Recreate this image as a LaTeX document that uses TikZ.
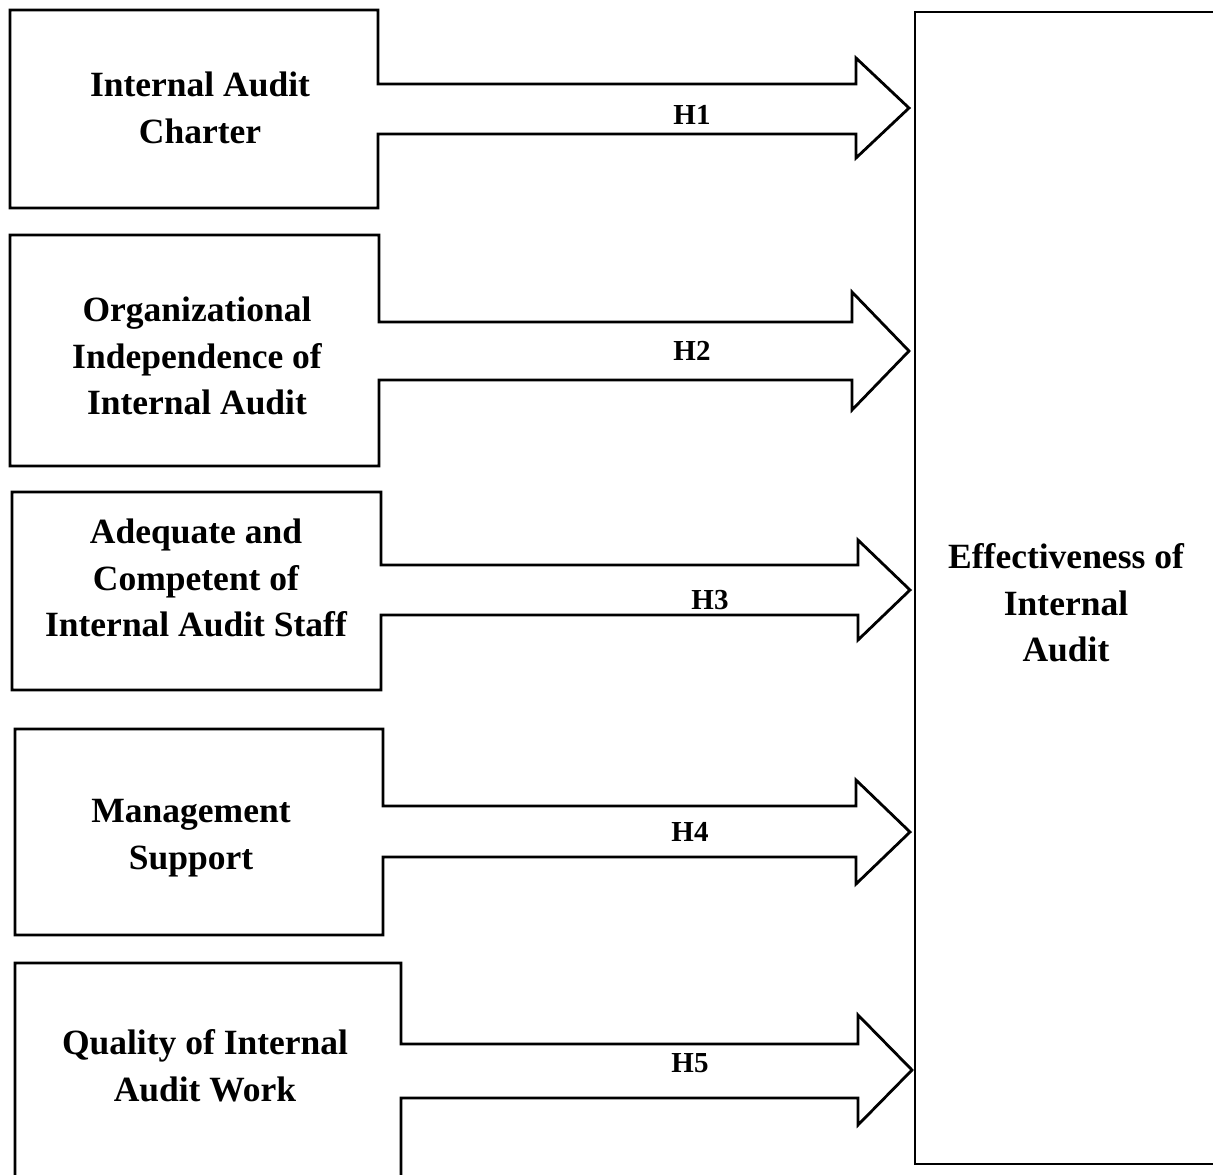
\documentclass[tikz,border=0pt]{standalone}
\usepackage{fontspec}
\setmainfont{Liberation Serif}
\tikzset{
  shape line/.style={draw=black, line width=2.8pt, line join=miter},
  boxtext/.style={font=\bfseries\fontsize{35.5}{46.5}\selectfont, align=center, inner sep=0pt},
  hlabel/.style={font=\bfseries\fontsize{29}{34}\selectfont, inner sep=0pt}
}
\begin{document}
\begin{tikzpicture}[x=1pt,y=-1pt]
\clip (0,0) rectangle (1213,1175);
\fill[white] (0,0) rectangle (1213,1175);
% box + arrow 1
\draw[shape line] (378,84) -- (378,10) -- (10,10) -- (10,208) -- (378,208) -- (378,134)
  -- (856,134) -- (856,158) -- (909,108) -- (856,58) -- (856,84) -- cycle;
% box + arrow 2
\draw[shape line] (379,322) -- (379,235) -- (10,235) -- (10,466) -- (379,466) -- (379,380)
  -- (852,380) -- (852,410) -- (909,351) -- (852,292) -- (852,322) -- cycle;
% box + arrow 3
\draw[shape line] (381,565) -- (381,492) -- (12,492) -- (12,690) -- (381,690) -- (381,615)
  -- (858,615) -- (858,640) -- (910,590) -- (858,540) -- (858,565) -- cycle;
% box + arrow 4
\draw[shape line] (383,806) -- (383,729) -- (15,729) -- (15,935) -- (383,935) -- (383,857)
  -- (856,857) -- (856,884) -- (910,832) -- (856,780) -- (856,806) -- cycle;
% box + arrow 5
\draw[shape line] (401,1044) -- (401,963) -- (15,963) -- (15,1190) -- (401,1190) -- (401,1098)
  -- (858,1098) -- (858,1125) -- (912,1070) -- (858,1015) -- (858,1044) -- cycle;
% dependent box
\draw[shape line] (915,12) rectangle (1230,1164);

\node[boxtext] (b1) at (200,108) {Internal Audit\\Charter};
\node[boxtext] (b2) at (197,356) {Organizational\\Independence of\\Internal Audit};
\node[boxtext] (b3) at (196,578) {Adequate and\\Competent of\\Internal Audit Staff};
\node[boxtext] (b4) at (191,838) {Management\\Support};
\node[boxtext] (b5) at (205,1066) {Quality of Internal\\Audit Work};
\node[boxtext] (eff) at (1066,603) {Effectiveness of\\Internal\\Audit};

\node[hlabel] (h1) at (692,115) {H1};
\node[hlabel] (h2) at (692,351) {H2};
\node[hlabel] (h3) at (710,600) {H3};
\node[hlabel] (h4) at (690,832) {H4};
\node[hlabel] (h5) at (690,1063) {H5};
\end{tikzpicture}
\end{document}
---
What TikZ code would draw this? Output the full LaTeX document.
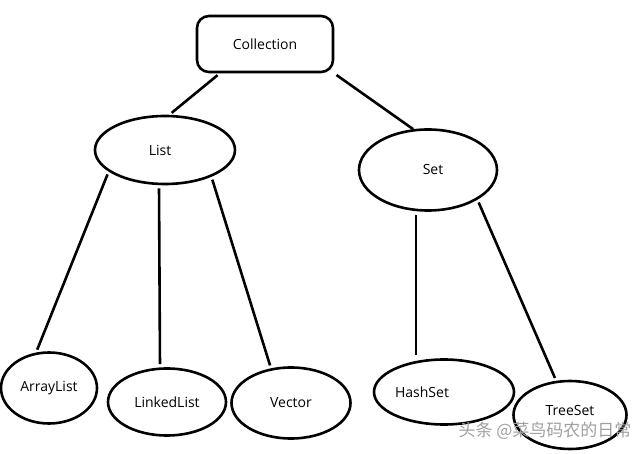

• **WHAT YOU HAVE TO DO**
Output exactly the lines from the one containing "Recreate this image" through the one containing "(915,12) rectangle (1230,1164);", both included, and nothing else; leave out any pictures.

• **RESULT FOR THIS EXERCISE**
Recreate this image as a LaTeX document that uses TikZ.
\documentclass[tikz,border=0pt]{standalone}
\usepackage{fontspec}
\setmainfont{Liberation Serif}
\tikzset{
  shape line/.style={draw=black, line width=2.8pt, line join=miter},
  boxtext/.style={font=\bfseries\fontsize{35.5}{46.5}\selectfont, align=center, inner sep=0pt},
  hlabel/.style={font=\bfseries\fontsize{29}{34}\selectfont, inner sep=0pt}
}
\begin{document}
\begin{tikzpicture}[x=1pt,y=-1pt]
\clip (0,0) rectangle (1213,1175);
\fill[white] (0,0) rectangle (1213,1175);
% box + arrow 1
\draw[shape line] (378,84) -- (378,10) -- (10,10) -- (10,208) -- (378,208) -- (378,134)
  -- (856,134) -- (856,158) -- (909,108) -- (856,58) -- (856,84) -- cycle;
% box + arrow 2
\draw[shape line] (379,322) -- (379,235) -- (10,235) -- (10,466) -- (379,466) -- (379,380)
  -- (852,380) -- (852,410) -- (909,351) -- (852,292) -- (852,322) -- cycle;
% box + arrow 3
\draw[shape line] (381,565) -- (381,492) -- (12,492) -- (12,690) -- (381,690) -- (381,615)
  -- (858,615) -- (858,640) -- (910,590) -- (858,540) -- (858,565) -- cycle;
% box + arrow 4
\draw[shape line] (383,806) -- (383,729) -- (15,729) -- (15,935) -- (383,935) -- (383,857)
  -- (856,857) -- (856,884) -- (910,832) -- (856,780) -- (856,806) -- cycle;
% box + arrow 5
\draw[shape line] (401,1044) -- (401,963) -- (15,963) -- (15,1190) -- (401,1190) -- (401,1098)
  -- (858,1098) -- (858,1125) -- (912,1070) -- (858,1015) -- (858,1044) -- cycle;
% dependent box
\draw[shape line] (915,12) rectangle (1230,1164);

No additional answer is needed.